International Information Programs Global Issues | Narcotics

17 April 2001

Article: State Department Publication Examines Drug Trade's Environmental Impact

Coca cultivation and processing degrading Andean region's environment

By Domenick DiPasquale
Washington File Staff Writer

Washington -- The cultivation and processing of illicit drug crops, in particular coca, is causing significant environmental degradation throughout the Andean region, according to a new State Department publication.

"The Andes Under Siege: Environmental Consequences of the Drug Trade" describes in great detail the impact that coca cultivation and refining has had on the environment in Colombia, Peru, and Bolivia. Among the consequences are tropical deforestation and soil erosion that occur as drug growers clear new land in fragile ecosystems, as well as extensive land and water pollution that result from the massive and indiscriminate dumping of the various chemicals used to turn raw coca leaves into cocaine.

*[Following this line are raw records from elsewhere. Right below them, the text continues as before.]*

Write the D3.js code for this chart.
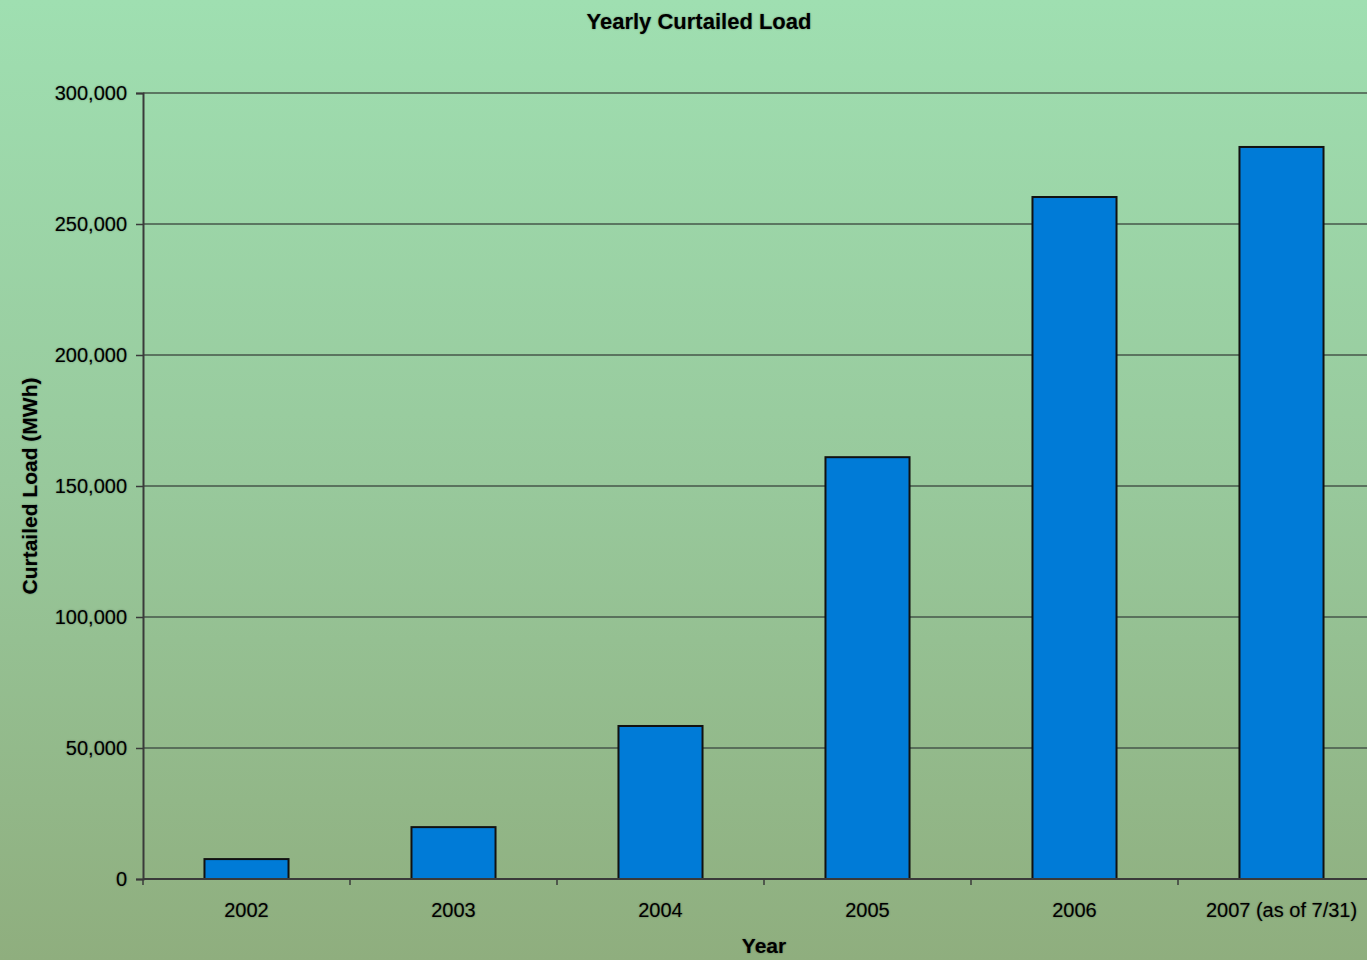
<!DOCTYPE html>
<html>
<head>
<meta charset="utf-8">
<script src="https://cdn.jsdelivr.net/npm/d3@7"></script>
<style>
  html, body { margin: 0; padding: 0; overflow: hidden; }
  text { font-family: "Liberation Sans", Arial, sans-serif; fill: #000; text-shadow: 0 0 2px rgba(0,0,0,0.4); }
</style>
</head>
<body>
<div id="chart"></div>
<script>
const years = ['2002', '2003', '2004', '2005', '2006', '2007 (as of 7/31)'];
const curtailedLoad = [7600, 19800, 58400, 161000, 260300, 279400];
const yTicks = [0, 50000, 100000, 150000, 200000, 250000, 300000];

const width = 1367, height = 960;
const margin = { top: 93, right: -18, bottom: 81, left: 143 };

const svg = d3.select('#chart')
  .append('svg')
  .attr('width', width)
  .attr('height', height);

const defs = svg.append('defs');
const bg = defs.append('linearGradient')
  .attr('id', 'bg')
  .attr('x1', 0).attr('y1', 0).attr('x2', 0).attr('y2', 1);
bg.append('stop').attr('offset', '0%').attr('stop-color', '#9fdfb1');
bg.append('stop').attr('offset', '50%').attr('stop-color', '#98c99c');
bg.append('stop').attr('offset', '100%').attr('stop-color', '#8fae7e');

svg.append('rect')
  .attr('width', width)
  .attr('height', height)
  .attr('fill', 'url(#bg)');

const x = d3.scaleBand()
  .domain(years)
  .range([margin.left, width - margin.right])
  .paddingInner(0.594)
  .paddingOuter(0.297);

const y = d3.scaleLinear()
  .domain([0, 300000])
  .range([height - margin.bottom, margin.top]);

// gridlines
svg.append('g')
  .selectAll('line')
  .data(yTicks.slice(1))
  .enter()
  .append('line')
  .attr('x1', margin.left)
  .attr('x2', width - margin.right)
  .attr('y1', d => y(d))
  .attr('y2', d => y(d))
  .attr('stroke', '#46564a')
  .attr('stroke-width', 1.5);

// bars
svg.append('g')
  .selectAll('rect')
  .data(curtailedLoad)
  .enter()
  .append('rect')
  .attr('x', (d, i) => x(years[i]))
  .attr('y', d => y(d))
  .attr('width', x.bandwidth())
  .attr('height', d => y(0) - y(d))
  .attr('fill', '#007bd7')
  .attr('stroke', '#111')
  .attr('stroke-width', 2);

// y axis
const yAxis = svg.append('g')
  .attr('transform', `translate(${margin.left},0)`)
  .call(d3.axisLeft(y).tickValues(yTicks).tickSize(7).tickPadding(9)
    .tickFormat(d3.format(',')));
yAxis.selectAll('text').style('font-size', '20px');

// x axis with ticks between categories
const xAxisY = y(0);
const xg = svg.append('g');
xg.append('line')
  .attr('x1', margin.left)
  .attr('x2', width - margin.right)
  .attr('y1', xAxisY)
  .attr('y2', xAxisY)
  .attr('stroke', '#3a3a3a')
  .attr('stroke-width', 2);
xg.selectAll('.sep')
  .data(d3.range(years.length + 1))
  .enter()
  .append('line')
  .attr('class', 'sep')
  .attr('x1', i => margin.left + i * x.step())
  .attr('x2', i => margin.left + i * x.step())
  .attr('y1', xAxisY)
  .attr('y2', xAxisY + 6)
  .attr('stroke', '#3a3a3a')
  .attr('stroke-width', 1.5);
xg.selectAll('.lbl')
  .data(years)
  .enter()
  .append('text')
  .attr('class', 'lbl')
  .attr('x', d => x(d) + x.bandwidth() / 2)
  .attr('y', xAxisY + 38)
  .attr('text-anchor', 'middle')
  .style('font-size', '20px')
  .text(d => d);

yAxis.select('.domain').attr('stroke', '#3a3a3a').attr('stroke-width', 2);
yAxis.selectAll('.tick line').attr('stroke', '#3a3a3a').attr('stroke-width', 1.5);

// titles
svg.append('text')
  .attr('x', 699)
  .attr('y', 29)
  .attr('text-anchor', 'middle')
  .style('font-size', '22px')
  .style('font-weight', 'bold')
  .text('Yearly Curtailed Load');

svg.append('text')
  .attr('x', 764)
  .attr('y', 953)
  .attr('text-anchor', 'middle')
  .style('font-size', '21px')
  .style('font-weight', 'bold')
  .text('Year');

svg.append('text')
  .attr('transform', 'translate(37,486) rotate(-90)')
  .attr('text-anchor', 'middle')
  .style('font-size', '21px')
  .style('font-weight', 'bold')
  .text('Curtailed Load (MWh)');
</script>
</body>
</html>
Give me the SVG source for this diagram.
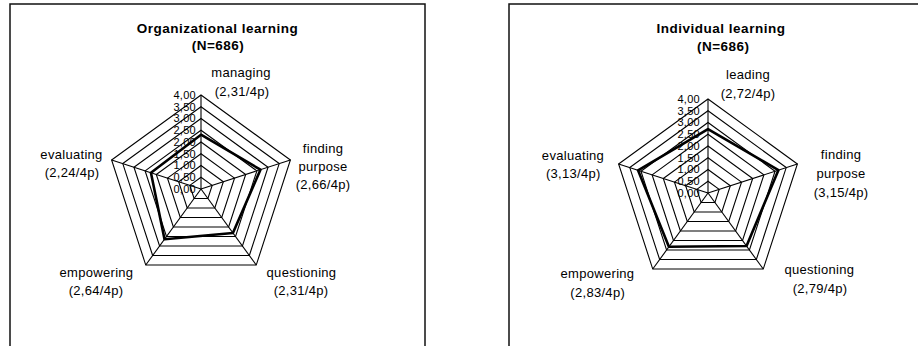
<svg xmlns="http://www.w3.org/2000/svg" xmlns:xlink="http://www.w3.org/1999/xlink" width="918" height="346" viewBox="0 0 918 346">
  <style>
    .frame { fill: none; stroke: #111; stroke-width: 1.5; }
    .grid polygon, .grid line { fill: none; stroke: #000; stroke-width: 1.1; }
    .series { fill: none; stroke: #000; stroke-width: 2.6; stroke-linejoin: round; }
    .title { font-family: "Liberation Sans", Arial, sans-serif; font-weight: bold; font-size: 13.5px; letter-spacing: 0.5px; text-anchor: middle; fill: #000; }
    .lbl { font-family: "Liberation Sans", Arial, sans-serif; font-size: 13px; letter-spacing: 0.3px; text-anchor: middle; fill: #000; }
    .tick { font-family: "Liberation Sans", Arial, sans-serif; font-size: 11px; letter-spacing: 0.3px; text-anchor: end; fill: #000; }
  </style>
  <defs>
    <!-- radar grid: 8 concentric pentagons (step 0,50 up to 4,00) and 5 spokes, centred on the origin -->
    <g id="radar-grid" class="grid">
      <polygon points="0,-11.75 11.175,-3.631 6.906,9.506 -6.906,9.506 -11.175,-3.631"/>
      <polygon points="0,-23.5 22.35,-7.262 13.813,19.012 -13.813,19.012 -22.35,-7.262"/>
      <polygon points="0,-35.25 33.525,-10.893 20.719,28.518 -20.719,28.518 -33.525,-10.893"/>
      <polygon points="0,-47 44.7,-14.524 27.626,38.024 -27.626,38.024 -44.7,-14.524"/>
      <polygon points="0,-58.75 55.875,-18.155 34.532,47.53 -34.532,47.53 -55.875,-18.155"/>
      <polygon points="0,-70.5 67.05,-21.786 41.439,57.036 -41.439,57.036 -67.05,-21.786"/>
      <polygon points="0,-82.25 78.225,-25.417 48.345,66.542 -48.345,66.542 -78.225,-25.417"/>
      <polygon points="0,-94 89.399,-29.048 55.252,76.048 -55.252,76.048 -89.399,-29.048"/>
      <line x1="0" y1="0" x2="0" y2="-94"/>
      <line x1="0" y1="0" x2="89.399" y2="-29.048"/>
      <line x1="0" y1="0" x2="55.252" y2="76.048"/>
      <line x1="0" y1="0" x2="-55.252" y2="76.048"/>
      <line x1="0" y1="0" x2="-89.399" y2="-29.048"/>
    </g>
  </defs>

  <rect width="918" height="346" fill="#fff"/>

  <!-- Organizational learning panel -->
  <g id="organizational-learning">
    <rect class="frame" x="10" y="4" width="415" height="400"/>
    <text class="title" x="217.5" y="33">Organizational learning</text>
    <text class="title" x="218" y="50">(N=686)</text>

    <g id="org-chart" transform="translate(201,189)">
      <use href="#radar-grid"/>
      <polygon class="series" points="0,-54.29 59.45,-19.32 31.91,43.92 -36.47,50.19 -50.06,-16.27"/>
      <g id="org-axis-ticks">
        <text class="tick" x="-5" y="3.8">0,00</text>
        <text class="tick" x="-5" y="-7.95">0,50</text>
        <text class="tick" x="-5" y="-19.7">1,00</text>
        <text class="tick" x="-5" y="-31.45">1,50</text>
        <text class="tick" x="-5" y="-43.2">2,00</text>
        <text class="tick" x="-5" y="-54.95">2,50</text>
        <text class="tick" x="-5" y="-66.7">3,00</text>
        <text class="tick" x="-5" y="-78.45">3,50</text>
        <text class="tick" x="-5" y="-90.2">4,00</text>
      </g>
    </g>

    <g id="org-managing">
      <text class="lbl" x="241" y="77">managing</text>
      <text class="lbl" x="242" y="95.5">(2,31/4p)</text>
    </g>
    <g id="org-finding-purpose">
      <text class="lbl" x="323" y="153">finding</text>
      <text class="lbl" x="323" y="171">purpose</text>
      <text class="lbl" x="323" y="189">(2,66/4p)</text>
    </g>
    <g id="org-questioning">
      <text class="lbl" x="301.5" y="277.3">questioning</text>
      <text class="lbl" x="301" y="295">(2,31/4p)</text>
    </g>
    <g id="org-empowering">
      <text class="lbl" x="96.5" y="276.5">empowering</text>
      <text class="lbl" x="96" y="294.5">(2,64/4p)</text>
    </g>
    <g id="org-evaluating">
      <text class="lbl" x="71.5" y="159.3">evaluating</text>
      <text class="lbl" x="72" y="177">(2,24/4p)</text>
    </g>
  </g>

  <!-- Individual learning panel -->
  <g id="individual-learning">
    <rect class="frame" x="509" y="4" width="450" height="400"/>
    <text class="title" x="721" y="33.3">Individual learning</text>
    <text class="title" x="723.3" y="50.5">(N=686)</text>

    <g id="ind-chart" transform="translate(708,193)">
      <use href="#radar-grid"/>
      <polygon class="series" points="0,-63.92 70.4,-22.87 38.54,53.04 -39.09,53.8 -69.96,-22.73"/>
      <g id="ind-axis-ticks">
        <text class="tick" x="-8" y="3.8">0,00</text>
        <text class="tick" x="-8" y="-7.95">0,50</text>
        <text class="tick" x="-8" y="-19.7">1,00</text>
        <text class="tick" x="-8" y="-31.45">1,50</text>
        <text class="tick" x="-8" y="-43.2">2,00</text>
        <text class="tick" x="-8" y="-54.95">2,50</text>
        <text class="tick" x="-8" y="-66.7">3,00</text>
        <text class="tick" x="-8" y="-78.45">3,50</text>
        <text class="tick" x="-8" y="-90.2">4,00</text>
      </g>
    </g>

    <g id="ind-leading">
      <text class="lbl" x="748" y="79">leading</text>
      <text class="lbl" x="748" y="97.5">(2,72/4p)</text>
    </g>
    <g id="ind-finding-purpose">
      <text class="lbl" x="841" y="159.3">finding</text>
      <text class="lbl" x="841" y="177.5">purpose</text>
      <text class="lbl" x="841" y="196.5">(3,15/4p)</text>
    </g>
    <g id="ind-questioning">
      <text class="lbl" x="819.3" y="274">questioning</text>
      <text class="lbl" x="820" y="292.7">(2,79/4p)</text>
    </g>
    <g id="ind-empowering">
      <text class="lbl" x="597.5" y="278.3">empowering</text>
      <text class="lbl" x="597.7" y="297">(2,83/4p)</text>
    </g>
    <g id="ind-evaluating">
      <text class="lbl" x="573" y="160">evaluating</text>
      <text class="lbl" x="573.3" y="178.3">(3,13/4p)</text>
    </g>
  </g>
</svg>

According to the publication, the expansion of coca cultivation, production, and trafficking in the three countries has led to the destruction of "at an absolute minimum, 2.4 million hectares of fragile tropical forest in the Andean region over the last 20 years." The drug trade caused extensive deforestation in Peru and Bolivia in the 1970s and 1980s, when Andean coca cultivation was centered in those two countries. The subsequent shift in coca cultivation to Colombian territory during the 1990s now poses a significant threat to that nation's ecology.

Colombia's rich bio-diversity -- which includes 55,000 plant species and 1,721 bird species on just 0.7 percent of the world's land mass -- is under threat from drug traffickers who grow both coca and opium poppy crops in ecologically sensitive regions. The publication reports that since 1985 Colombia has lost more than one million hectares of tropical rain forest due to the cultivation of illicit drug crops.

"The environmental impact of the drug trade cannot be measured solely in terms of the hectares or square kilometers affected," the publication adds, since "the very act of refining raw coca leaves into finished cocaine creates significant environmental damage."

The production of cocaine is a three-step process: from raw coca leaves to coca paste, from coca paste to cocaine base, and then from cocaine base to finished cocaine HCl. The publication says that at each step in the process significant quantities of chemicals are used and subsequently dumped.

The publication quotes a 1993 study by the U.S. Drug Enforcement Administration which showed that producing one kilo of cocaine in the Chapare region of Bolivia required three liters of concentrated sulfuric acid, 10 kilos of lime, 60 to 80 liters of kerosene, 200 grams of potassium permanganate, and one liter of concentrated ammonia. Looking at the problem another way, a scientific report in the 1990s from the National Agrarian University in Lima, Peru, estimated that more than two metric tons of chemical waste were generated for each hectare of coca processed to produce cocaine.

By comparison, glyphosate, the commercial herbicide currently used for aerial eradication of illicit drug crops in Colombia, "poses virtually no risk to humans, animals, or the environment," according to the publication. The herbicide is used in more than 100 nations, including the United States, for agricultural purposes. The publication says that glyphosate has been the subject of "an exhaustive body of scientific literature, based on independent research and subjected to peer review in the scientific community," that has shown it not to be a health risk to humans.

The publication also points to the larger environmental repercussions of the drug trade on the Earth's biodiversity. While the contribution of narcotics cultivation and processing to the global scale of deforestation and pollution is minor, "every patch of lost forest is potentially significant because of the incredible diversity of species there."

As long as the narcotics trade flourishes in the Andes, the publication concludes, "the region's rich biodiversity that constitutes an irreplaceable natural heritage for all humanity remains under siege."